Tyndall AFB suffered extensive damage from Hurricane Michael in 2018: Approximately 750 assets were hit. Future hurricanes could inflict even greater damage on high-risk bases (shown in Figure 2). To estimate the potential costs of future hurricane damage, the researchers simulated future building-repair costs for installations that suffer similar damage. The analysis simulated cases with roughly 15 percent higher (worst case) and 15 percent lower (best case) damage than the Tyndall case.

The simulation showed that five locations would have costs spanning a range similar to Tyndall's costs. Four locations, however (Lackland, Eglin, Robins, and Patrick), would have notably higher estimated costs. These costs stem from a combination of the number and types of buildings at these locations. The results suggest that the variation in assets exposed to a Michael-like hurricane could translate to substantially different repair costs for different installations.

Figure 2. A Simulation Showed That Hurricane Michael–Level Damage Could Exceed That Inflicted on Tyndall in 2018

Base Name Average estimated costs (billions of dollars)
Baseline Scenario Best Case Scenario Worst Case Scenario
Lackland $6.1 $4.7 $7.5
Eglin $4.2 $3.2 $5.2
Robins $6.1 $4.8 $7.5
Patrick $4.1 $3.2 $5.0
Ellsworth $1.8 $1.4 $2.2
Cannon $1.6 $1.2 $1.9
Tyndall $1.7 $1.3 $2.1
Keesler $1.9 $1.5 $2.4
Seymour Johnson $1.6 $1.2 $1.9
Shaw $1.4 $1.1 $1.7

Wildfires

The average base-wide exposure to wildfire is low or very low for 80 percent of installations; however, 20 installations have areas with high or very high Wildfire Hazard Potential (WHP—see Figure 3). Vandenberg, Eglin, Beale, Mountain Home, and Moody AFBss have the highest relative average exposure. These five bases also have the highest percentage of base area with high or very high WHP. Fifteen other bases face elevated risks from wildfire exposure. Because fires threaten entire bases, an enterprise-wide look at wildfire risk needs to flag bases having even small areas with high exposure.

Even if wildfires do not directly affect areas on a base, they can affect critical infrastructure—such as electric power—on which DAF missions rely. The analysis also examined the exposure of key electric power assets outside the base in the surrounding region (Figure 3). Edwards AFB, for example, faces risks posed by wildfire exposure in areas outside the perimeter. Although the on-base exposure is relatively low, there are power lines nearby in the Los Angeles area mountains with high levels of exposure to wildfire.

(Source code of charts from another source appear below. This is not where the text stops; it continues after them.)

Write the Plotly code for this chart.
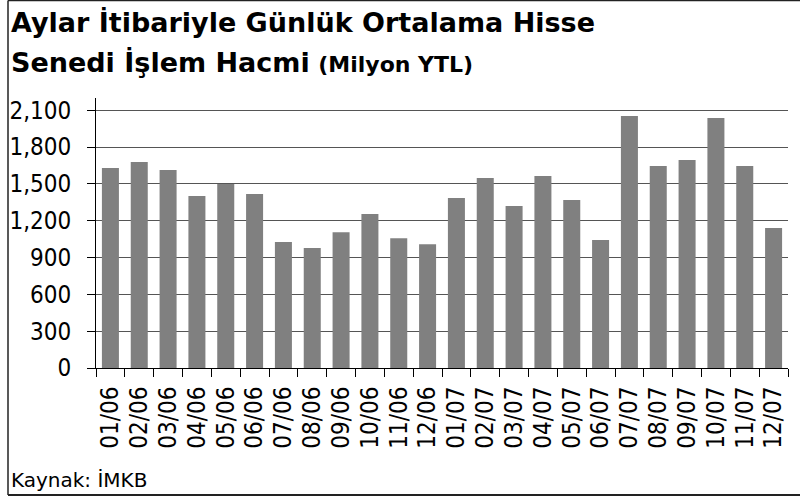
import plotly.graph_objects as go

months = ["01/06", "02/06", "03/06", "04/06", "05/06", "06/06", "07/06", "08/06",
          "09/06", "10/06", "11/06", "12/06", "01/07", "02/07", "03/07", "04/07",
          "05/07", "06/07", "07/07", "08/07", "09/07", "10/07", "11/07", "12/07"]
volume = [1629, 1678, 1613, 1401, 1499, 1417, 1026, 977, 1107, 1254, 1058, 1009,
          1385, 1548, 1319, 1564, 1368, 1042, 2053, 1646, 1695, 2037, 1646, 1140]
y_ticks = [0, 300, 600, 900, 1200, 1500, 1800, 2100]
y_tick_text = ["0", "300", "600", "900", "1,200", "1,500", "1,800", "2,100"]

FONT = "DejaVu Sans Condensed, DejaVu Sans, sans-serif"
FONT_W = "DejaVu Sans, sans-serif"

W, H = 800, 497
L, R, T, B = 96, 12, 98, 129
PW, PH = W - L - R, H - T - B


def px(x):
    return (x - L) / PW


def py(y):
    return (H - B - y) / PH


fig = go.Figure(go.Bar(
    x=months, y=volume, marker=dict(color="#808080", line=dict(width=0)),
    width=0.59,
))

fig.update_layout(
    width=W, height=H,
    margin=dict(l=L, r=R, t=T, b=B, autoexpand=False),
    paper_bgcolor="white", plot_bgcolor="white",
    showlegend=False,
    font=dict(family=FONT, size=24, color="black"),
    xaxis=dict(
        type="category", tickangle=-90, tickson="boundaries",
        tickmode="array", tickvals=months, ticktext=months,
        ticks="outside", ticklen=8, tickcolor="black", tickwidth=1,
        showline=True, linecolor="black", linewidth=1,
        showgrid=False, tickfont=dict(family=FONT, size=24),
        ticklabelstandoff=8, automargin=False,
    ),
    yaxis=dict(
        range=[0, 2200], tickvals=y_ticks, ticktext=y_tick_text,
        ticks="outside", ticklen=8, tickcolor="black", tickwidth=1,
        showline=True, linecolor="black", linewidth=1,
        showgrid=True, gridcolor="#555555", gridwidth=1,
        zeroline=False, tickfont=dict(family=FONT, size=24),
        ticklabelstandoff=11, automargin=False,
    ),
    annotations=[
        dict(xref="paper", yref="paper", x=px(9), y=py(22), xanchor="left", yanchor="middle",
             text="<b>Aylar İtibariyle Günlük Ortalama Hisse</b>", showarrow=False,
             font=dict(family=FONT_W, size=27, color="black")),
        dict(xref="paper", yref="paper", x=px(9), y=py(62), xanchor="left", yanchor="middle",
             text="<b>Senedi İşlem Hacmi</b> <b><span style='font-size:22px'>(Milyon YTL)</span></b>",
             showarrow=False, font=dict(family=FONT_W, size=27, color="black")),
        dict(xref="paper", yref="paper", x=px(9), y=py(480), xanchor="left", yanchor="middle",
             text="Kaynak: İMKB", showarrow=False,
             font=dict(family=FONT_W, size=20, color="black")),
    ],
    shapes=[
        dict(type="line", xref="paper", yref="paper", x0=px(8), x1=px(8), y0=py(0.5), y1=py(495),
             line=dict(color="#222222", width=1.5)),
        dict(type="line", xref="paper", yref="paper", x0=px(8), x1=px(800), y0=py(495), y1=py(495),
             line=dict(color="#222222", width=2)),
        dict(type="line", xref="paper", yref="paper", x0=px(8), x1=px(800), y0=py(0.5), y1=py(0.5),
             line=dict(color="#222222", width=1.5)),
    ],
)

fig.write_html("out.html", config={"displayModeBar": False},
               post_script="document.body.style.margin='0';")
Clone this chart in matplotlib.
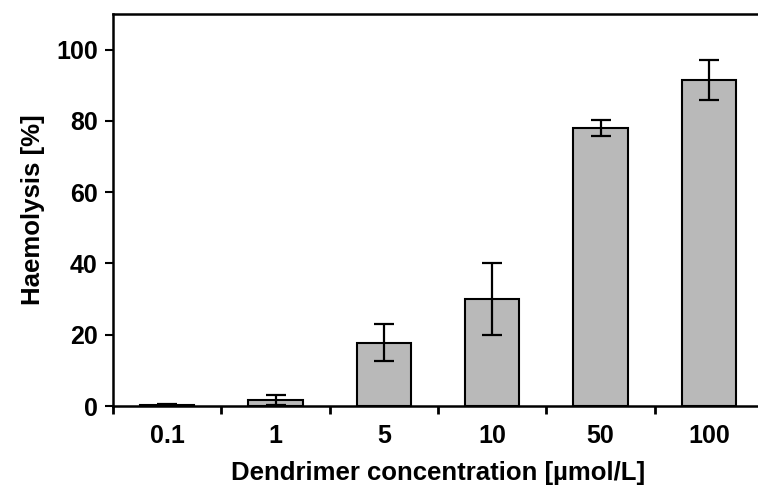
import numpy as np
from matplotlib import pyplot as plt

# Haemolysis data
categories = ["0.1", "1", "5", "10", "50", "100"]
values = [0.3, 1.7, 17.8, 30.0, 78.0, 91.5]
errors = [0.2, 1.4, 5.2, 10.0, 2.2, 5.6]

plt.rcParams['font.family'] = ['Liberation Sans', 'DejaVu Sans']

fig = plt.figure(figsize=(7.58, 4.88), dpi=100)
ax = fig.add_axes([113/758, 82/488, 650/758, 392/488])

x = np.arange(len(categories))
ax.bar(x, values, width=0.5, color="#b9b9b9", edgecolor="black", linewidth=1.5,
       yerr=errors, capsize=7, error_kw=dict(elinewidth=1.6, capthick=1.6, ecolor="black"), zorder=2)

ax.set_xlim(-0.5, len(categories) - 0.5)
ax.set_ylim(0, 110)
ax.set_yticks(np.arange(0, 101, 20))
ax.set_xticks(x)
ax.set_xticklabels(categories)
ax.set_xticks(np.arange(-0.5, len(categories) - 0.4, 1), minor=True)
ax.tick_params(axis="x", which="major", length=0, pad=13)
ax.tick_params(axis="x", which="minor", length=6, width=2, direction="out")
ax.tick_params(axis="y", length=6, width=1.5, direction="out", pad=5)

for lbl in ax.get_xticklabels() + ax.get_yticklabels():
	lbl.set_fontweight("bold")
	lbl.set_fontsize(18)

for s in ax.spines.values():
	s.set_linewidth(1.8)

ax.set_xlabel("Dendrimer concentration [µmol/L]", fontsize=18.5, fontweight="bold", labelpad=9)
ax.set_ylabel("Haemolysis [%]", fontsize=18.5, fontweight="bold", labelpad=8)

plt.savefig("out.png", dpi=100)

Figure 3. Wildfire Risk Does Not Stop at the Base Perimeter

Mean wildfire potential on base
Very low Low Moderate
Mean wildfire potential for power line buffer High Patrick*, Keesler*, and Edwards* AFBs NA Mountain Home, Beale, and Moody AFBs
Moderate Two unnamed bases* Dyess*, Hill*, Charleston*, Robins, and Shaw AFBs, Hurlburt Field, and five unnamed AFBs, three of which have potentially disproportional risk from off-base threats Ellsworth, McGuire, Tyndall, and Vandenberg AFBs
Low 9 unnamed AFBs, 4 of which have potentially disproportional risk from off-base threats 5 unnamed AFBs Kirtland and Eglin AFBs
Very low 15 unnamed AFBs, 11 of which have potentially disproportional risk from off-base threats 2 unnamed AFBs NA

* Potentially disproportional risk from off-base threats

Multiple Exposures

Many bases are exposed to more than one hazard. For example, Langley and MacDill AFBs have a large percentage of area exposed to current and future flooding from sea-level rise. Wright-Patterson has a high percentage of base area exposed to flooding and is also located in a high-wind zone. Moody AFB has about one-third of its base area in the flood hazard area, has a high base-level average wildfire hazard (relative to other bases), and is also exposed to relatively high winds.

Conclusions and Recommendations

The uneven exposure of installations to natural hazards and the presence of multiple hazards suggest that the DAF should look critically across the entire enterprise to improve installation resilience. However, although enterprise-level assessments of exposure can provide insights for the DAF, they do not replace deeper-dive, local assessments.

We recommend that the DAF take the following actions:

  • Work with communities to address regional flooding and wildfire concerns.
  • Assess whether building standards are suited to historic levels of hurricane or other high-wind exposure and to possible future exposures for each installation.
  • Pay special attention to installations that are exposed to multiple hazards.
  • Develop a capability to assess installation exposure to natural hazards and establish requisite funding mechanisms and resources at the enterprise level to address problems. A prerequisite is to develop a system to track the frequency, severity, and costs of hazards.
  • Consider ways to incorporate natural hazard–related risks into key DAF decisions, such as those related to new construction, major renovations, installation design, and mission assignment.
  • Ensure the availability of data needed to implement prevention and resilience policies.